GIVEN EXERCISE ::
The lines to extract run from the first line of the material below to the line containing "(busc-m) at (68,134.6)", both included; leave the pictures behind.

================================

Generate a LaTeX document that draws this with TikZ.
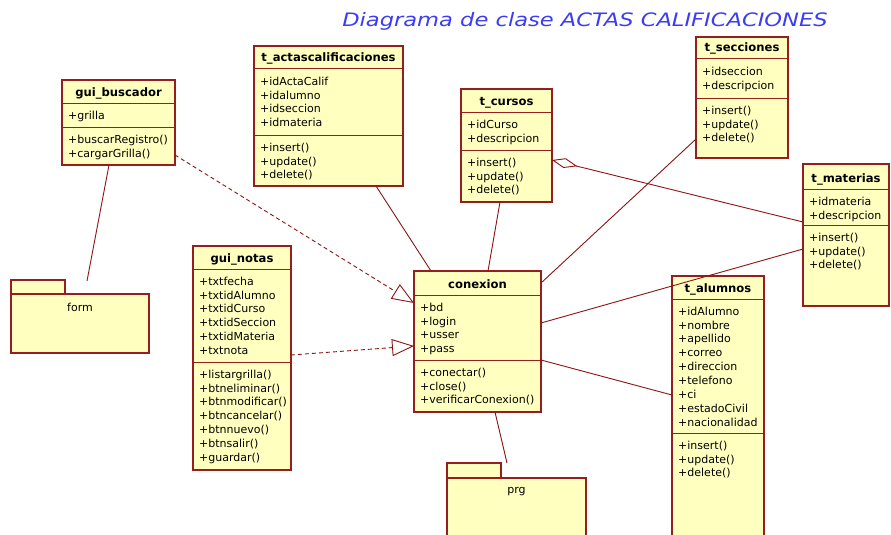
\documentclass[tikz,border=0pt]{standalone}
\usepackage{fontspec}
\setmainfont{DejaVu Sans}
\usetikzlibrary{arrows.meta}
\definecolor{clsfill}{RGB}{255,255,192}
\definecolor{clsborder}{RGB}{150,30,30}
\definecolor{conn}{RGB}{140,20,20}
\definecolor{titleblue}{RGB}{60,60,245}
\tikzset{
  clsbox/.style={draw=clsborder, fill=clsfill, line width=1.2pt, inner sep=0pt, outer sep=0pt},
  clsline/.style={draw=clsborder, line width=1pt},
  clstitle/.style={font=\fontsize{11.6}{14}\selectfont\bfseries, inner sep=0pt, anchor=base},
  clstext/.style={font=\fontsize{11}{13.9}\selectfont, inner sep=0pt, anchor=north west, align=left},
  pkglabel/.style={font=\fontsize{11}{13.9}\selectfont, inner sep=0pt},
  assoc/.style={draw=conn, line width=0.9pt},
  depend/.style={assoc, dash pattern=on 4pt off 3pt, -{Triangle[open,length=22pt,width=17pt]}},
  aggr/.style={assoc, {Diamond[open,length=26pt,width=10pt]}-}
}
% #1 name, #2 x1, #3 y1, #4 x2, #5 y2, #6 sep1, #7 sep2, #8 title
\newcommand\umlcls[8]{%
  \node[clsbox, minimum width={#4pt-#2pt}, minimum height={#5pt-#3pt}] (#1) at ({(#2+#4)/2},{(#3+#5)/2}) {};
  \draw[clsline] (#2,#6) -- (#4,#6);
  \draw[clsline] (#2,#7) -- (#4,#7);
  \node[clstitle] (#1-t) at ({(#2+#4)/2},{#6-7}) {#8};
}
\begin{document}
\begin{tikzpicture}[x=1pt,y=-1pt]
\clip (0,0) rectangle (891,535);
\fill[white] (0,0) rectangle (891,535);

\node[font=\fontsize{18.5}{20}\selectfont\itshape, text=titleblue, anchor=base, xscale=1.22, inner sep=0pt] (title) at (585,27) {Diagrama de clase ACTAS CALIFICACIONES};

% gui_buscador
\umlcls{busc}{62}{80}{175}{165}{103}{127}{gui\_buscador}
\node[clstext] (busc-a) at (68,110.6) {+grilla};
\node[clstext] (busc-m) at (68,134.6) {+buscarRegistro()\\+cargarGrilla()};

% t_actascalificaciones
\umlcls{actas}{254}{46}{403}{186}{69}{135}{t\_actascalificaciones}
\node[clstext] (actas-a) at (260,76.6) {+idActaCalif\\+idalumno\\+idseccion\\+idmateria};
\node[clstext] (actas-m) at (260,142.6) {+insert()\\+update()\\+delete()};

% t_cursos
\umlcls{cursos}{461}{89}{552}{202}{112}{150}{t\_cursos}
\node[clstext] (cursos-a) at (467,119.6) {+idCurso\\+descripcion};
\node[clstext] (cursos-m) at (467,157.6) {+insert()\\+update()\\+delete()};

% t_secciones
\umlcls{secc}{696}{37}{788}{158}{59}{98}{t\_secciones}
\node[clstext] (secc-a) at (702,66.6) {+idseccion\\+descripcion};
\node[clstext] (secc-m) at (702,105.6) {+insert()\\+update()\\+delete()};

% t_materias
\umlcls{mat}{803}{164}{889}{306}{189}{225}{t\_materias}
\node[clstext] (mat-a) at (809,196.6) {+idmateria\\+descripcion};
\node[clstext] (mat-m) at (809,232.6) {+insert()\\+update()\\+delete()};

% gui_notas
\umlcls{notas}{193}{246}{291}{470}{269}{362}{gui\_notas}
\node[clstext] (notas-a) at (199,276.6) {+txtfecha\\+txtidAlumno\\+txtidCurso\\+txtidSeccion\\+txtidMateria\\+txtnota};
\node[clstext] (notas-m) at (199,369.6) {+listargrilla()\\+btneliminar()\\+btnmodificar()\\+btncancelar()\\+btnnuevo()\\+btnsalir()\\+guardar()};

% conexion
\umlcls{conex}{414}{271}{541}{412}{295}{360}{conexion}
\node[clstext] (conex-a) at (420,302.6) {+bd\\+login\\+usser\\+pass};
\node[clstext] (conex-m) at (420,367.6) {+conectar()\\+close()\\+verificarConexion()};

% t_alumnos
\umlcls{alum}{672}{276}{764}{545}{299}{433}{t\_alumnos}
\node[clstext] (alum-a) at (678,306.6) {+idAlumno\\+nombre\\+apellido\\+correo\\+direccion\\+telefono\\+ci\\+estadoCivil\\+nacionalidad};
\node[clstext] (alum-m) at (678,440.6) {+insert()\\+update()\\+delete()};

% packages
\node[clsbox, minimum width=54pt, minimum height=14pt] (formtab) at (38,287) {};
\node[clsbox, minimum width=138pt, minimum height=59pt] (form) at (80,323.5) {};
\node[pkglabel] (form-l) at (80,307) {form};
\node[clsbox, minimum width=54pt, minimum height=15pt] (prgtab) at (474,470.5) {};
\node[clsbox, minimum width=139pt, minimum height=70pt] (prg) at (516.5,513) {};
\node[pkglabel] (prg-l) at (516.5,492) {prg};

\coordinate (formend) at (87,281);
\coordinate (prgend) at (507,463);

% connectors
\draw[assoc] ([xshift=47pt]busc.south west) -- (formend);
\draw[depend] ([yshift=10pt]busc.south east) -- ([yshift=-32pt]conex.north west);
\draw[depend] ([yshift=-109pt]notas.north east) -- ([yshift=-75pt]conex.north west);
\draw[assoc] ([xshift=-27pt]actas.south east) -- ([xshift=17pt]conex.north west);
\draw[assoc] ([xshift=39pt]cursos.south west) -- ([xshift=74pt]conex.north west);
\draw[assoc] ([yshift=-12pt]conex.north east) -- ([yshift=-102pt]secc.north west);
\draw[aggr] ([yshift=-71pt]cursos.north east) -- ([yshift=-58pt]mat.north west);
\draw[assoc] ([yshift=-52pt]conex.north east) -- ([yshift=-85pt]mat.north west);
\draw[assoc] ([yshift=-89pt]conex.north east) -- ([yshift=-119pt]alum.north west);
\draw[assoc] ([xshift=-46pt]conex.south east) -- (prgend);
\end{tikzpicture}
\end{document}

================================

EXERCISE ANSWER ::
Generate a LaTeX document that draws this with TikZ.
\documentclass[tikz,border=0pt]{standalone}
\usepackage{fontspec}
\setmainfont{DejaVu Sans}
\usetikzlibrary{arrows.meta}
\definecolor{clsfill}{RGB}{255,255,192}
\definecolor{clsborder}{RGB}{150,30,30}
\definecolor{conn}{RGB}{140,20,20}
\definecolor{titleblue}{RGB}{60,60,245}
\tikzset{
  clsbox/.style={draw=clsborder, fill=clsfill, line width=1.2pt, inner sep=0pt, outer sep=0pt},
  clsline/.style={draw=clsborder, line width=1pt},
  clstitle/.style={font=\fontsize{11.6}{14}\selectfont\bfseries, inner sep=0pt, anchor=base},
  clstext/.style={font=\fontsize{11}{13.9}\selectfont, inner sep=0pt, anchor=north west, align=left},
  pkglabel/.style={font=\fontsize{11}{13.9}\selectfont, inner sep=0pt},
  assoc/.style={draw=conn, line width=0.9pt},
  depend/.style={assoc, dash pattern=on 4pt off 3pt, -{Triangle[open,length=22pt,width=17pt]}},
  aggr/.style={assoc, {Diamond[open,length=26pt,width=10pt]}-}
}
% #1 name, #2 x1, #3 y1, #4 x2, #5 y2, #6 sep1, #7 sep2, #8 title
\newcommand\umlcls[8]{%
  \node[clsbox, minimum width={#4pt-#2pt}, minimum height={#5pt-#3pt}] (#1) at ({(#2+#4)/2},{(#3+#5)/2}) {};
  \draw[clsline] (#2,#6) -- (#4,#6);
  \draw[clsline] (#2,#7) -- (#4,#7);
  \node[clstitle] (#1-t) at ({(#2+#4)/2},{#6-7}) {#8};
}
\begin{document}
\begin{tikzpicture}[x=1pt,y=-1pt]
\clip (0,0) rectangle (891,535);
\fill[white] (0,0) rectangle (891,535);

\node[font=\fontsize{18.5}{20}\selectfont\itshape, text=titleblue, anchor=base, xscale=1.22, inner sep=0pt] (title) at (585,27) {Diagrama de clase ACTAS CALIFICACIONES};

% gui_buscador
\umlcls{busc}{62}{80}{175}{165}{103}{127}{gui\_buscador}
\node[clstext] (busc-a) at (68,110.6) {+grilla};
\node[clstext] (busc-m) at (68,134.6) {+buscarRegistro()\\+cargarGrilla()};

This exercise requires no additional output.